For a time Mary was popular with her subjects, but soon the heather was on fire. All sorts of suitors aspired to her hand, and the rival factions were eager to marry her to a Catholic or a Protestant, according to the character of their respective beliefs. At length, however, she decided to marry Henry Stewart, Lord Darnley, “a long lad . . . beardless and lady-faced,” and only nineteen years of age. He was a Roman Catholic like herself.
The inevitable rising took place, but it was ineffective, and for a while the Protestant cause was undone and Mary triumphed. Meanwhile the queen had discovered that her youthful husband was vain, spiteful, foolish, untrustworthy, and drunken. He was eager for the “crown matrimonial,” and yearned to rule in her name; but Mary consistently refused his request, and Darnley believed that her Italian secretary, David Riccio, was at the back of her refusal. Some of the nobles were bitterly jealous of the foreigner, who was supposed to sway the queen’s counsels, and with these malcontents Darnley came to an understanding. The result you have witnessed in the savage scene with which this chapter opened.

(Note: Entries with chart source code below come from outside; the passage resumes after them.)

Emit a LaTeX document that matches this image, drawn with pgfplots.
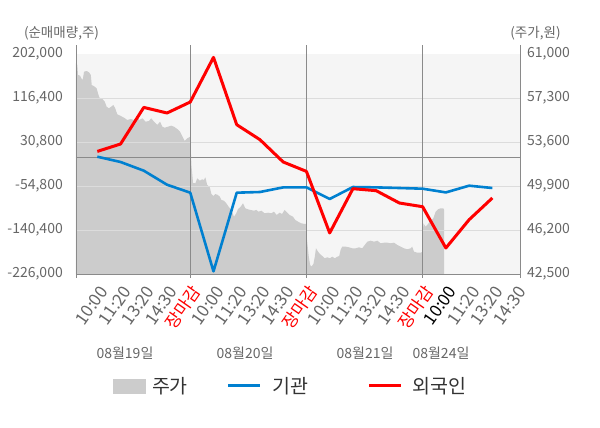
\documentclass[border=0pt]{standalone}
\usepackage{pgfplots}
\pgfplotsset{compat=1.18}
\usepackage{fontspec}
\setmainfont{Noto Sans CJK KR}
\definecolor{bggray}{HTML}{F5F5F5}
\definecolor{areagray}{HTML}{CCCCCC}
\definecolor{gridgray}{HTML}{DCDCDC}
\definecolor{sepgray}{HTML}{8A8A8A}
\definecolor{labgray}{HTML}{666666}
\definecolor{blueline}{RGB}{0,128,208}
\definecolor{redline}{RGB}{255,0,0}
\definecolor{legtext}{HTML}{333333}
\begin{document}
\begin{tikzpicture}
\path[use as bounding box] (-76pt,-154pt) rectangle (524pt,274pt);
% price axis (right)
\begin{axis}[
  at={(0,0)}, anchor=south west, scale only axis,
  width=444pt, height=220pt,
  xmin=-0.917, xmax=18.19, ymin=42500, ymax=61000,
  scaled y ticks=false,
  axis line style={draw=none}, major tick length=0pt,
  xtick=\empty,
  ytick={42500,46200,49900,53600,57300,61000},
  yticklabels={{42,500},{46,200},{49,900},{53,600},{57,300},{61,000}},
  yticklabel pos=right,
  yticklabel style={font=\fontsize{14pt}{16pt}\selectfont, text=labgray, inner sep=0pt, anchor=west, xshift=7pt},
  axis background/.style={fill=bggray},
]
\addplot[fill=areagray, draw=none] coordinates {
(-0.917,42500) (-0.917,60218) (-0.86,60075) (-0.83,59234) (-0.74,59175) (-0.69,58956) (-0.63,58813)
(-0.57,59512) (-0.46,59570) (-0.36,59461) (-0.28,59234) (-0.24,58393) (-0.11,58250) (-0.03,58115)
(0.03,57695) (0.09,57325) (0.22,57216) (0.32,56989) (0.40,56568) (0.50,56434) (0.60,56568)
(0.69,56711) (0.77,56434) (0.86,55929) (1.01,55786) (1.15,55643) (1.29,55450) (1.44,55534)
(1.58,55450) (1.70,55727) (1.81,55450) (1.94,55593) (2.08,55307) (2.22,55366) (2.32,55593)
(2.44,55307) (2.58,55029) (2.70,55307) (2.80,54886) (2.90,54802) (3.04,54886) (3.18,54970)
(3.30,54886) (3.44,54693) (3.56,54466) (3.67,54045) (3.76,53684) (3.87,53911) (4.00,54045)
(4.05,51666) (4.12,50152) (4.22,50126) (4.30,50547) (4.41,50346) (4.51,50463) (4.59,50404)
(4.65,50632) (4.73,49984) (4.84,49791) (4.91,49227) (4.99,49059) (5.08,49227) (5.19,49143)
(5.27,49000) (5.34,48723) (5.45,48664) (5.55,48445) (5.65,48159) (5.77,47882) (5.88,47318)
(5.98,47604) (6.05,47941) (6.17,48159) (6.27,48445) (6.37,48025) (6.48,47941) (6.60,47882)
(6.74,47823) (6.84,47882) (6.94,47739) (7.06,47823) (7.20,47604) (7.35,47655) (7.49,47604)
(7.60,47739) (7.72,47461) (7.85,47655) (7.95,47545) (8.06,47882) (8.18,47655) (8.28,47461)
(8.42,47318) (8.52,47041) (8.64,46898) (8.78,46763) (8.92,46705) (9.00,46705)
(9.02,45443) (9.10,43955) (9.16,43257) (9.21,43114) (9.30,43341) (9.36,43955) (9.41,44661)
(9.50,44375) (9.58,44182) (9.68,44014) (9.78,43820) (9.90,43904) (10.01,43820) (10.11,43955)
(10.22,43820) (10.33,43955) (10.41,44014) (10.47,44518) (10.54,44796) (10.69,44796) (10.83,44745)
(10.97,44661) (11.12,44661) (11.26,44745) (11.40,44661) (11.51,44939) (11.62,45216) (11.76,45300)
(11.91,45216) (12.05,45300) (12.19,45082) (12.34,45132) (12.48,45132) (12.62,45082) (12.77,45132)
(12.91,44939) (13.06,44796) (13.20,44661) (13.34,44577) (13.49,44661) (13.55,44796) (13.63,44375)
(13.77,44291) (13.92,44291) (14.00,44375)
(14.03,46763) (14.13,46477) (14.23,46705) (14.35,46982) (14.46,47184) (14.56,47739) (14.66,47941)
(14.78,48025) (14.89,48025) (14.93,47882) (14.93,42500)
} -- cycle;
\end{axis}
% volume axis (left)
\begin{axis}[
  at={(0,0)}, anchor=south west, scale only axis,
  width=444pt, height=220pt,
  xmin=-0.917, xmax=18.19, ymin=-226000, ymax=202000,
  scaled y ticks=false,
  clip=false,
  axis line style={draw=none}, major tick length=0pt,
  ytick={-226000,-140400,-54800,30800,116400,202000},
  yticklabels={{-226,000},{-140,400},{-54,800},{30,800},{116,400},{202,000}},
  yticklabel style={font=\fontsize{14pt}{16pt}\selectfont, text=labgray, inner sep=0pt, anchor=east, xshift=-13pt},
  extra y ticks={-140400,-54800,30800,116400},
  extra y tick labels={},
  extra y tick style={grid=major, major grid style={gridgray, line width=0.8pt}},
  xtick={0,...,18},
  xticklabels={{10:00},{11:20},{13:20},{14:30},{\textcolor{redline}{장마감}},{10:00},{11:20},{13:20},{14:30},{\textcolor{redline}{장마감}},{10:00},{11:20},{13:20},{14:30},{\textcolor{redline}{장마감}},{\textcolor{black}{10:00}},{11:20},{13:20},{14:30}},
  xticklabel style={font=\fontsize{17pt}{19pt}\selectfont, text=labgray, xshift=6.5pt, yshift=-14pt, rotate=55, anchor=east, inner sep=0pt},
  legend columns=3,
  legend style={draw=none, fill=none, at={(0.4834,-0.509)}, anchor=center,
    font=\fontsize{19.5pt}{22pt}\selectfont, text=legtext,
    /tikz/every even column/.append style={column sep=0pt}},
]
% zero line, axis lines, separators
\draw[sepgray, line width=0.9pt] (axis cs:-0.917,0) -- (axis cs:18.19,0);
\draw[sepgray, line width=0.9pt] (axis cs:-0.917,-226000) -- (axis cs:18.19,-226000);
\draw[sepgray, line width=0.9pt] ([yshift=-4pt]axis cs:-0.917,-226000) -- ([yshift=9pt]axis cs:-0.917,202000);
\draw[sepgray, line width=0.9pt] ([yshift=-4pt]axis cs:4,-226000) -- ([yshift=9pt]axis cs:4,202000);
\draw[sepgray, line width=0.9pt] ([yshift=-4pt]axis cs:9,-226000) -- ([yshift=9pt]axis cs:9,202000);
\draw[sepgray, line width=0.9pt] ([yshift=-4pt]axis cs:14,-226000) -- ([yshift=9pt]axis cs:14,202000);
\draw[sepgray, line width=0.9pt] ([yshift=-4pt]axis cs:18.19,-226000) -- ([yshift=9pt]axis cs:18.19,202000);
\addlegendimage{legend image code/.code={\fill[areagray] (0pt,-7pt) rectangle (32pt,7pt);}}
\addlegendentry{\hspace*{5pt}주가\hspace*{37pt}}
\addplot[blueline, line width=2.6pt, line join=round,
  legend image code/.code={\draw[blueline, line width=3pt] (0pt,0pt) -- (32pt,0pt);}] coordinates {
(0,2200) (1,-8100) (2,-25000) (3,-52300) (4,-67800) (5,-220900) (6,-67800) (7,-66500) (8,-57500)
(9,-57500) (10,-80100) (11,-56800) (12,-57500) (13,-58700) (14,-60050) (15,-67300) (16,-54200) (17,-58700)
};
\addlegendentry{\hspace*{9pt}기관\hspace*{57pt}}
\addplot[redline, line width=3pt, line join=round,
  legend image code/.code={\draw[redline, line width=3pt] (0pt,0pt) -- (32pt,0pt);}] coordinates {
(0,12500) (1,26900) (2,98100) (3,87200) (4,108600) (5,195400) (6,64450) (7,35300) (8,-8100)
(9,-26400) (10,-146200) (11,-60050) (12,-63900) (13,-87900) (14,-95100) (15,-175400) (16,-120400) (17,-78150)
};
\addlegendentry{\hspace*{8pt}외국인}
% date labels
\node[font=\fontsize{14pt}{16pt}\selectfont, text=labgray] at ([yshift=-79pt]axis cs:1.19,-226000) {08월19일};
\node[font=\fontsize{14pt}{16pt}\selectfont, text=labgray] at ([yshift=-79pt]axis cs:6.36,-226000) {08월20일};
\node[font=\fontsize{14pt}{16pt}\selectfont, text=labgray] at ([yshift=-79pt]axis cs:11.52,-226000) {08월21일};
\node[font=\fontsize{14pt}{16pt}\selectfont, text=labgray] at ([yshift=-79pt]axis cs:14.79,-226000) {08월24일};
% axis titles
\node[font=\fontsize{13.5pt}{16pt}\selectfont, text=labgray] at ([xshift=-14.5pt,yshift=21pt]rel axis cs:0,1) {(순매매량,주)};
\node[font=\fontsize{13.5pt}{16pt}\selectfont, text=labgray] at ([xshift=15.5pt,yshift=21pt]rel axis cs:1,1) {(주가,원)};
\end{axis}
\end{tikzpicture}
\end{document}
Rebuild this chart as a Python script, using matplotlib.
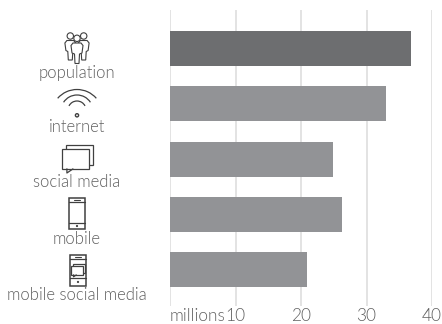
import numpy as np
import matplotlib
matplotlib.use("Agg")
import matplotlib.pyplot as plt
from matplotlib.patches import Circle, Rectangle, Arc

categories = ["population", "internet", "social media", "mobile", "mobile social media"]
values = [36.8, 33.0, 24.9, 26.3, 20.9]
bar_colors = ["#6d6e70", "#929396", "#929396", "#929396", "#929396"]
tick_values = [10, 20, 30, 40]

TEXT = "#606060"
INK = "#404040"
plt.rcParams["font.family"] = ["Lato", "DejaVu Sans"]

W, H = 442, 324
fig = plt.figure(figsize=(W / 100, H / 100), dpi=100)

# Bar panel placed by pixel bounds: 0..40 spans x 170..432, rows span y 10..306
ax = fig.add_axes([170 / W, 1 - 306 / H, 262 / W, 296 / H])
ax.set_xlim(0, 40)
ax.set_ylim(4.66, -0.697)
ax.barh(range(len(values)), values, height=0.633, color=bar_colors, zorder=3)
for v in [0] + tick_values:
    ax.axvline(v, color="#e0e0e0", lw=1.3, zorder=1)
for s in ax.spines.values():
    s.set_visible(False)
ax.set_yticks([])
ax.set_xticks([])
ax.patch.set_alpha(0)
for v in tick_values:
    ax.annotate(str(v), (v, 0), xycoords=("data", "axes fraction"), xytext=(0, -10.9),
                textcoords="offset points", ha="center", va="baseline",
                fontsize=12.5, color=TEXT, fontweight=300, annotation_clip=False)
ax.annotate("millions", (0, 0), xycoords=("data", "axes fraction"), xytext=(0, -10.9),
            textcoords="offset points", ha="left", va="baseline",
            fontsize=12.4, color=TEXT, fontweight=300, annotation_clip=False)

# Overlay in pixel units for the row icons and captions
ov = fig.add_axes([0, 0, 1, 1])
ov.set_xlim(0, W)
ov.set_ylim(H, 0)
ov.axis("off")
ov.patch.set_alpha(0)

label_y = [78, 132.5, 187, 243.5, 299.5]
for name, y in zip(categories, label_y):
    ov.text(77, y, name, ha="center", va="baseline", fontsize=12, color=TEXT, fontweight=300)


def line(xs, ys, lw=1.0):
    ov.plot(xs, ys, color=INK, lw=lw, solid_capstyle="round", solid_joinstyle="round", zorder=5)


def box(x0, y0, x1, y1, lw=1.0, fc="white", z=3):
    ov.add_patch(Rectangle((x0, y0), x1 - x0, y1 - y0, fc=fc, ec=INK, lw=lw, zorder=z))


def person(cx, head_y, top, bottom, half, z=2):
    ov.add_patch(Circle((cx, head_y), 3.2, fc="white", ec=INK, lw=0.8, zorder=z))
    xs = [cx - half + 2, cx - half, cx - half + 1, cx - 2.5, cx - 2, cx + 2, cx + 2.5, cx + half - 1, cx + half, cx + half - 2]
    ys = [top, top + 2.5, top + 10, top + 11, bottom, bottom, top + 11, top + 10, top + 2.5, top]
    ov.fill(xs, ys, fc="white", ec=INK, lw=0.8, zorder=z)


def chat(x0, y0, x1, y1, dx, dy, lw=1.0, z=3):
    box(x0 + dx, y0 - dy, x1 + dx, y1 - dy, lw=lw, z=z)
    box(x0, y0, x1, y1, lw=lw, z=z + 0.1)
    tx = x0 + (x1 - x0) * 0.2
    ov.plot([tx, tx, tx + (x1 - x0) * 0.22], [y1, y1 + (y1 - y0) * 0.2, y1], color=INK, lw=lw, zorder=z + 0.2)


def phone(x0, y0, x1, y1, lower):
    box(x0, y0, x1, y1, lw=1.1, z=3)
    line([x0, x1], [y0 + 4, y0 + 4], 0.9)
    line([x0 + 5, x1 - 5], [y0 + 2, y0 + 2], 0.8)
    line([x0, x1], [y1 - lower, y1 - lower], 0.9)
    ov.add_patch(Circle(((x0 + x1) / 2, y1 - lower / 2), 1.1, fc=INK, ec="none", zorder=6))


person(70.3, 36, 40.5, 60, 5.4, z=2)
person(83.7, 36, 40.5, 60, 5.4, z=2)
person(77, 38.3, 43, 63.5, 6, z=3)

# Wi-Fi symbol: three arcs above a small ring, given as top edge, radius and half-angle
for top, r, ang in [(89.5, 25.6, 49), (95, 16, 57), (101, 9, 63)]:
    ov.add_patch(Arc((77, top + r), 2 * r, 2 * r, theta1=270 - ang, theta2=270 + ang, ec=INK, lw=0.9))
ov.add_patch(Circle((77, 115.3), 1.6, fc="white", ec=INK, lw=1.0))

chat(61.5, 149, 88.5, 169, 4.3, 4.3, lw=0.9)
phone(69, 198, 85, 229, 6)
phone(70, 254.7, 86, 285.7, 7.5)
chat(71.2, 266, 83, 275, 2, 2, lw=0.9, z=4)

fig.savefig("out.png", dpi=100)
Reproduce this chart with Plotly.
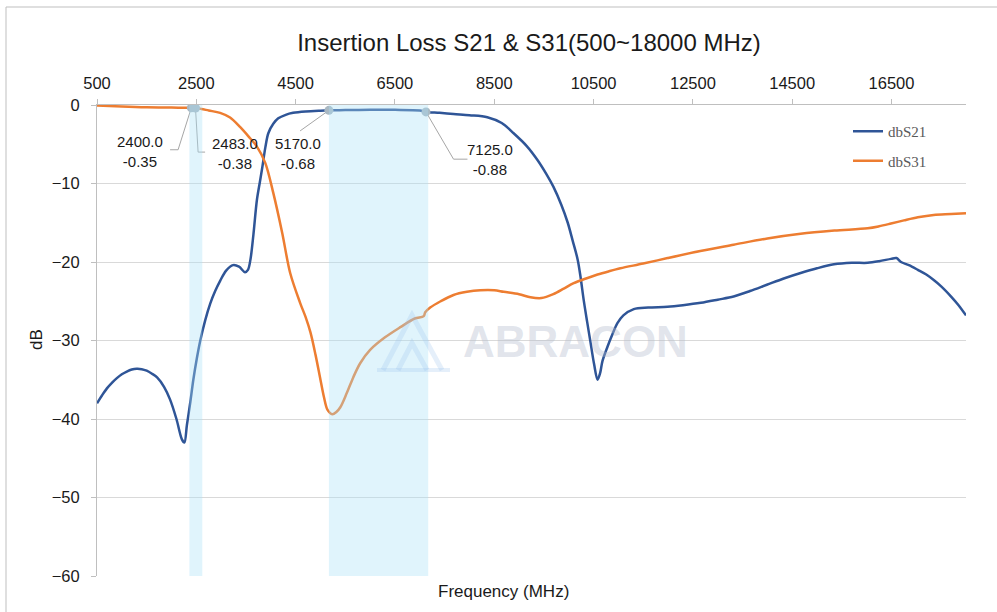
import plotly.graph_objects as go

# ---------------- data ----------------
freq_s21 = [500, 600, 700, 800, 900, 1000, 1100, 1200, 1300, 1400, 1500, 1600, 1710, 1850, 1970, 2100, 2210,
            2260, 2310, 2380, 2440, 2510, 2580, 2680, 2780, 2880, 2980, 3100, 3240, 3360, 3480, 3540, 3590,
            3650, 3720, 3780, 3830, 3890, 3950, 4050, 4150, 4300, 4450, 4700, 5000, 5170, 5500, 6000, 6500,
            7000, 7125, 7400, 7680, 8000, 8360, 8650, 8890, 9150, 9370, 9550, 9690, 9850, 9980, 10080, 10180,
            10240, 10300, 10370, 10440, 10510, 10580, 10630, 10680, 10780, 10880, 10980, 11100, 11310, 11600,
            11990, 12300, 12660, 13000, 13320, 13650, 13990, 14330, 14670, 15000, 15340, 15700, 16020,
            16250, 16490, 16600, 16690, 16850, 17030, 17200, 17350, 17500, 17700, 17850, 18000]
s21 = [-38.0, -37.0, -36.1, -35.4, -34.8, -34.3, -33.95, -33.7, -33.6, -33.65, -33.85, -34.2, -34.7, -35.9,
       -37.5, -40.0, -42.6, -43.0, -40.8, -37.8, -35.0, -32.3, -30.0, -27.4, -25.3, -23.7, -22.4, -21.1,
       -20.4, -20.6, -21.3, -21.0, -19.7, -16.5, -12.1, -9.8, -7.9, -5.4, -3.6, -2.4, -1.7, -1.25, -1.0,
       -0.82, -0.72, -0.68, -0.65, -0.62, -0.62, -0.7, -0.88, -1.0, -1.15, -1.3, -1.55, -2.3, -3.6, -5.2,
       -7.0, -8.8, -10.4, -12.7, -15.0, -17.3, -19.7, -22.0, -24.8, -27.6, -30.3, -33.0, -35.0, -34.2,
       -32.6, -30.8, -29.2, -27.8, -26.8, -26.0, -25.8, -25.7, -25.5, -25.2, -24.8, -24.4, -23.7, -22.9,
       -22.1, -21.4, -20.8, -20.3, -20.1, -20.1, -19.9, -19.6, -19.5, -20.0, -20.4, -21.0, -21.6, -22.3,
       -23.1, -24.4, -25.5, -26.8]

freq_s31 = [500, 1000, 1500, 2000, 2400, 2483, 2600, 2750, 2980, 3180, 3380, 3550, 3720, 3890, 4050,
            4230, 4390, 4590, 4700, 4800, 4900, 5000, 5070, 5140, 5240, 5320, 5400, 5530, 5660, 5800, 6000,
            6300, 6610, 6900, 7080, 7110, 7210, 7420, 7680, 7950, 8220, 8500, 8690, 9000, 9230, 9450, 9690,
            9900, 10100, 10350, 10580, 10800, 11040, 11500, 11990, 12650, 13320, 14000, 14670, 15350, 16020,
            16250, 16490, 16750, 17030, 17350, 17700, 18000]
s31 = [-0.05, -0.2, -0.3, -0.33, -0.35, -0.38, -0.5, -0.7, -1.0, -1.6, -2.8, -4.0, -5.3, -7.4, -11.2,
       -16.3, -21.4, -25.2, -27.0, -29.0, -31.8, -35.0, -37.2, -38.8, -39.4, -39.1, -38.5, -36.7, -34.7,
       -32.9, -31.2, -29.6, -28.3, -27.2, -26.9, -26.4, -25.8, -25.0, -24.2, -23.8, -23.6, -23.6, -23.8,
       -24.1, -24.5, -24.6, -24.1, -23.4, -22.7, -22.1, -21.6, -21.2, -20.8, -20.2, -19.5, -18.6, -17.8,
       -17.0, -16.4, -16.0, -15.7, -15.45, -15.1, -14.7, -14.3, -14.0, -13.9, -13.8]

mark_freq = [2400.0, 2483.0, 5170.0, 7125.0]
mark_db = [-0.35, -0.38, -0.68, -0.88]

band_lo = [2360, 5170]
band_hi = [2620, 7170]

x_ticks = [500, 2500, 4500, 6500, 8500, 10500, 12500, 14500, 16500]
y_ticks = [0, -10, -20, -30, -40, -50, -60]

# ---------------- geometry helpers (pixel -> paper) ----------------
L, R, T, B = 97, 31, 105, 36
W, H = 997, 612
PW, PH = W - L - R, H - T - B


def px(x):
    return (x - L) / PW


def py(y):
    return (H - B - y) / PH


BLUE = "#2F5597"
ORANGE = "#ED7D31"
GREY = "#A6A6A6"
FONT = "Liberation Sans, Arial"
TXT = "#1a1a1a"

fig = go.Figure()

fig.add_trace(go.Scatter(x=freq_s21, y=s21, mode="lines", name="dbS21", legendgroup="a",
                         line=dict(color=BLUE, width=2.5, shape="spline", smoothing=0.9)))
fig.add_trace(go.Scatter(x=freq_s31, y=s31, mode="lines", name="dbS31", legendgroup="b",
                         line=dict(color=ORANGE, width=2.5, shape="spline", smoothing=0.9)))

# leader lines (elbow) from markers to labels
leaders = [
    ([mark_freq[0], 2133, 1972], [mark_db[0], -5.7, -5.7]),
    ([mark_freq[1], 2536, 2677], [mark_db[1], -6.0, -6.0]),
    ([mark_freq[2], 4590], [mark_db[2], -3.3]),
    ([mark_freq[3], 7680, 7960], [mark_db[3], -6.9, -6.9]),
]
for lx, ly in leaders:
    fig.add_trace(go.Scatter(x=lx, y=ly, mode="lines", line=dict(color=GREY, width=1),
                             showlegend=False, hoverinfo="skip"))

fig.add_trace(go.Scatter(x=mark_freq, y=mark_db, mode="markers", showlegend=False,
                         marker=dict(color="#A9B8C2", size=9)))

label_pos = [(1370, -5.9), (3282, -6.2), (4553, -6.2), (8423, -7.0)]
for (f, d), (ax_, ay_) in zip(zip(mark_freq, mark_db), label_pos):
    fig.add_annotation(x=ax_, y=ay_, xref="x", yref="y", showarrow=False,
                       xanchor="center", yanchor="middle",
                       text=f"{f:.1f}<br>{d:.2f}", align="center",
                       font=dict(family=FONT, size=15, color=TXT))

shapes = []
for lo, hi in zip(band_lo, band_hi):
    shapes.append(dict(type="rect", xref="x", yref="y", x0=lo, x1=hi, y0=-60, y1=0,
                       fillcolor="rgba(170,225,248,0.36)", line=dict(width=0), layer="above"))

# watermark logo
logo_col = "rgba(150,190,235,0.25)"
shapes.append(dict(type="path", xref="paper", yref="paper",
                   path=f"M {px(383)} {py(370)} L {px(412)} {py(315)} L {px(442)} {py(370)}",
                   line=dict(color=logo_col, width=5), layer="above"))
shapes.append(dict(type="path", xref="paper", yref="paper",
                   path=f"M {px(398)} {py(370)} L {px(412)} {py(343)} L {px(427)} {py(370)}",
                   line=dict(color=logo_col, width=5), layer="above"))
shapes.append(dict(type="line", xref="paper", yref="paper",
                   x0=px(377), x1=px(450), y0=py(370), y1=py(370),
                   line=dict(color=logo_col, width=4), layer="above"))

# chart border
shapes.append(dict(type="rect", xref="paper", yref="paper",
                   x0=px(6), x1=px(1010), y0=py(625), y1=py(7),
                   line=dict(color="#BFBFBF", width=1), fillcolor="rgba(0,0,0,0)", layer="below"))

fig.add_annotation(x=px(575), y=py(341), xref="paper", yref="paper", showarrow=False,
                   xanchor="center", yanchor="middle", text="<b>ABRACON</b>",
                   font=dict(family=FONT, size=44, color="rgba(180,188,205,0.4)"))

fig.add_annotation(x=px(36), y=py(340), xref="paper", yref="paper", showarrow=False,
                   xanchor="center", yanchor="middle", text="dB", textangle=-90,
                   font=dict(family=FONT, size=17, color=TXT))
fig.add_annotation(x=px(503), y=py(591), xref="paper", yref="paper", showarrow=False,
                   xanchor="center", yanchor="middle", text="Frequency (MHz)",
                   font=dict(family=FONT, size=17, color=TXT))

fig.update_layout(
    width=W, height=H,
    margin=dict(l=L, r=R, t=T, b=B),
    paper_bgcolor="white", plot_bgcolor="white",
    font=dict(family=FONT, size=16, color=TXT),
    title=dict(text="Insertion Loss S21 & S31(500~18000 MHz)", x=529 / W, xref="container",
               xanchor="center", y=1 - 43 / H, yref="container", yanchor="middle",
               font=dict(size=24, color=TXT)),
    shapes=shapes,
    showlegend=True,
    legend=dict(x=px(848), y=py(115), xanchor="left", yanchor="top", bgcolor="rgba(0,0,0,0)",
                font=dict(family="Liberation Serif, Times New Roman", size=15, color="#595959"),
                tracegroupgap=7),
    hovermode=False,
)
fig.update_xaxes(side="top", range=[500, 18000], tickvals=x_ticks, ticktext=[str(v) for v in x_ticks],
                 showgrid=False, zeroline=False, showline=True, linecolor="#BFBFBF", linewidth=1,
                 ticks="outside", ticklen=5, tickcolor="#BFBFBF", tickfont=dict(size=16.5),
                 ticklabelstandoff=3)
fig.update_yaxes(range=[-60, 0], tickvals=y_ticks, showgrid=True, gridcolor="#D9D9D9", gridwidth=1,
                 zeroline=False, showline=True, linecolor="#BFBFBF", linewidth=1,
                 ticks="outside", ticklen=5, tickcolor="#BFBFBF", tickfont=dict(size=16.5),
                 ticklabelstandoff=8)

fig.write_html("out.html", config={"displayModeBar": False},
               post_script="document.body.style.margin='0px';")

Riccio was dead, and Mary, maddened with rage at the night’s work, determined to have her revenge. Within a year Darnley was murdered in the lonely house of “Kirk of Field,” which stood on the site of the present University of Edinburgh. No one knew exactly how Darnley had perished, though thousands heard the roar of the explosion which blew up the house in which he was lying. His murderer was unknown, though anonymous placards on the walls of the Tolbooth accused the Earl of Bothwell of the foul deed. This earl was a masterful, bold, and vicious man, with whom Mary had fallen over head and ears in love. He was the very antithesis of Darnley with his “heart of wax,” and Mary needed a strong arm to lean upon. So flinging every prudential consideration to the winds, she gave her whole heart to the dangerous and showy man who was accused of murdering her husband. Bothwell was tried for the crime, but the trial was a mere mockery, and the accused rode to the court of justice on Darnley’s favourite steed. No witnesses were called, and the jury, composed of Bothwell’s partisans, triumphantly acquitted him.
Bothwell had already been divorced, and now he was free to marry the queen. The ceremony took place in the presence-chamber at Holyrood, and when the news leaked out men’s hearts were hot with shame and indignation. For a brief time Mary and her new husband seemed happy, but Bothwell’s fierce and brutal nature soon revealed itself. There were angry quarrels between the pair, and on one occasion Mary called for a knife with which to kill herself.
Ere long a rebellion broke out, and the insurgents marched to battle beneath a banner painted with the figure of a murdered king with an infant prince kneeling beside the body, crying, “Judge and avenge my cause, O God.” At Carberry Hill, on the longest day of the year 1567, Bothwell offered to decide the contest by single combat, but this the queen would not allow. Her forces melted away. Bothwell fled, and she was a captive in the hands of an exasperated people. A month later she was rowed across Loch Leven to the castle which still stands upon its little island. Here she was imprisoned, and here she was forced to abdicate the throne in favour of her infant son James. The Earl of Moray, her half-brother, was named regent, and the Protestant party was once more supreme.